Despite the legal complications raised by Ruzic and concerns over the tender process, municipalities and cities appear to be moving forward with an arrangement in which the local municipality buys the equipment from its budget but it is used by the Interior Ministry.

Nenadic says that this is an unusual arrangement that could hamper the stated purposes of using such technology to improve public safety. “If security is the reason for these procurements, the question arises as to why it should depend on the local government to make the necessary decision and not the Interior Ministry,” Nenadic said.

Local police stations turned down RFE/RL’s request for comment on how the purchased technology is used, referring reporters to the Interior Ministry, which declined to comment.

The only response came from the city of Becej — located about 120 kilometers north of Belgrade, whose municipal administration stated that its systems had not yet been fully installed.

Other cities are also behind schedule in installing the cameras. For example, Subotica — a city in northern Serbia close to the Hungarian border — has revised its deadline multiple times and has not yet installed all of its cameras.

The city administration of Becej told RFE/RL that they purchased the technology due to public-safety concerns and that the procurement was paid from the local budget, which is financed from the collection of traffic fines.

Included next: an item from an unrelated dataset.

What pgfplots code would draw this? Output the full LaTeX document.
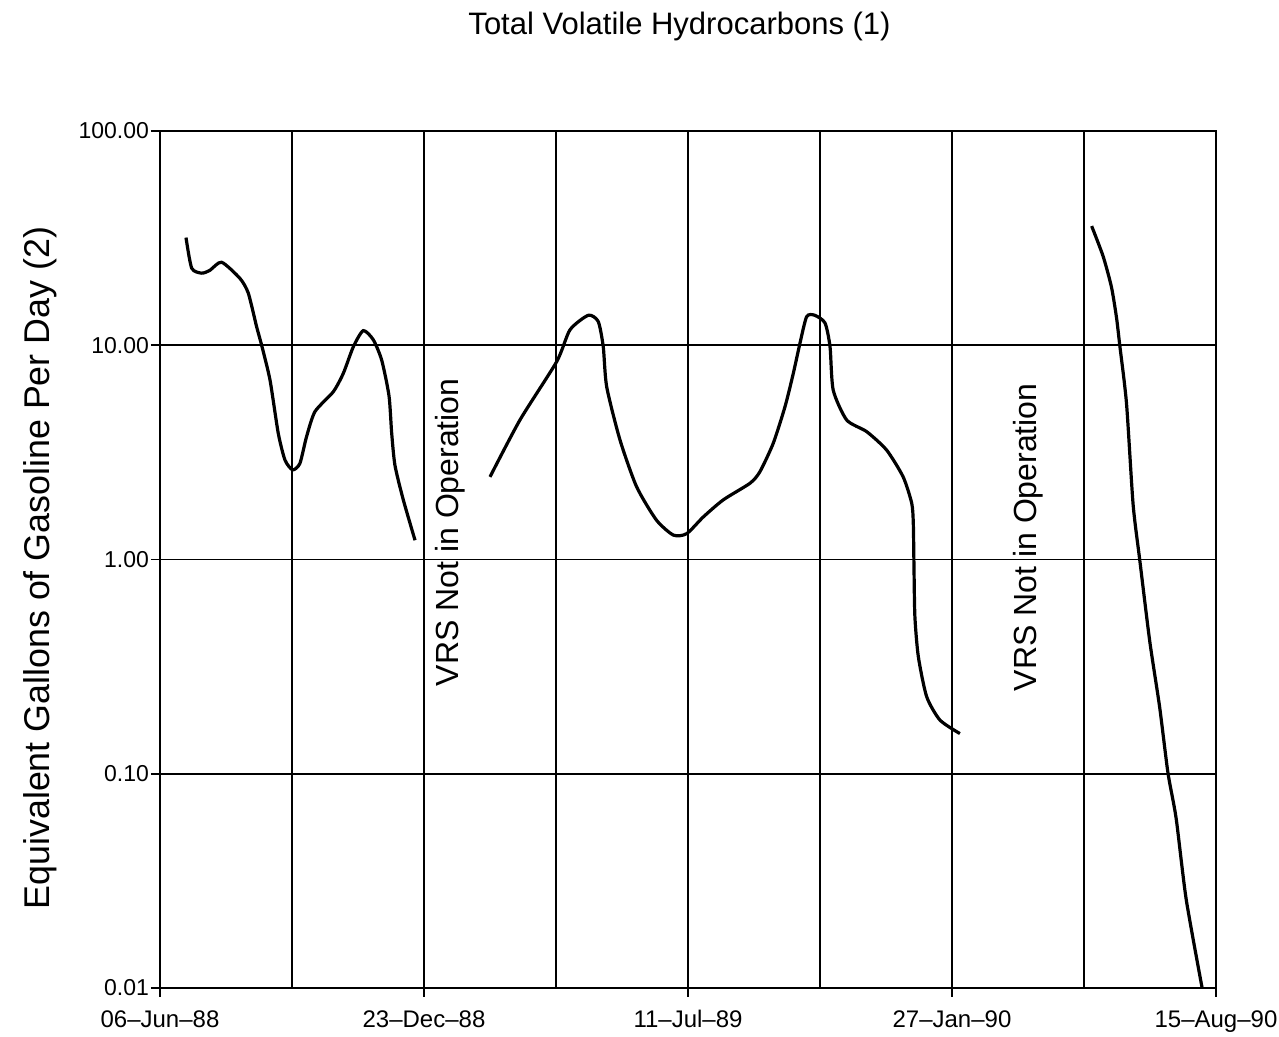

The city added that once installed by the local government, the equipment will be used by police and regulated by a joint contract on technical cooperation between the two entities.

Nenadic says concluding such a contract is not standard and could pose some legal issues between the Interior Ministry and the local government. “When state bodies conclude such contracts, they often break the law because it’s a way to circumvent their legally prescribed duties and obligations,” Nenadic said. “It’s unclear if that’s exactly the case here, but there are lots of signs that state bodies should investigate.”